Seit 2015 ist die Kreishandwerkerschaft Steinfurt-Warendorf mit einer vom Bundesministerium für wirtschaftliche Zusammenarbeit und Entwicklung (BMZ) geförderten Berufsbildungspartnerschaft in Südafrika aktiv. „Unsere Stärke ist, dass die KH als Wirtschafts- und Arbeitgeberverband gleich gute Kontakte zu den dortigen Unternehmen knüpfen konnte, denen eine betriebliche Ausbildung, so wie wir sie kennen, fremd war. Die duale Ausbildung aus Deutschland ist im Ausland zwar schon lange Thema, allerdings wurde sie früher komplett verschult übernommen. Wir haben es mit Einsatz unserer Projekt- und Bildungsexperten geschafft, die duale Ausbildung direkt in die Betriebe zu bringen. Mittlerweile gilt die Kreishandwerkerschaft Steinfurt-Warendorf als erfahrener Partner in Sachen Berufsbildung.
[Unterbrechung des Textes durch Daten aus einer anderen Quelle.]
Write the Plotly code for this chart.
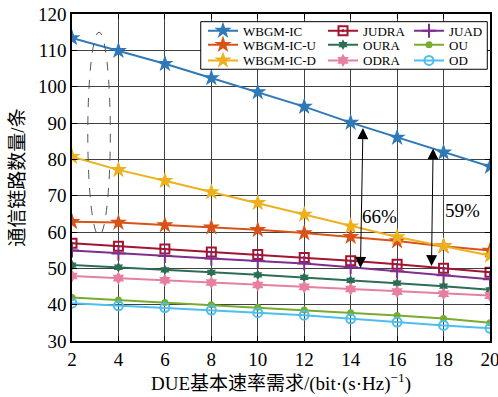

Eine weitere Berufsbildungspartnerschaft in Mosambik und Projekte, wie die Einführung einer Imagekampagne für die handwerkliche Ausbildung in Jordanien, sind hinzugekommen. „In Südafrika“, berichtet Tischner amüsiert, aber auch stolz, „wird das Wort Kreishandwerkerschaft schon als Synonym für das deutsche Modell der Berufsbildung verwandt.“

Engagement für die, die Hilfe brauchen: Sylvia Oertker, Vorsitzende des Vereins „Aktion Kleiner Prinz“, und KH-Hauptgeschäftsführer Frank Tischner mit Berufsbildungspartnerschaften in Afrika.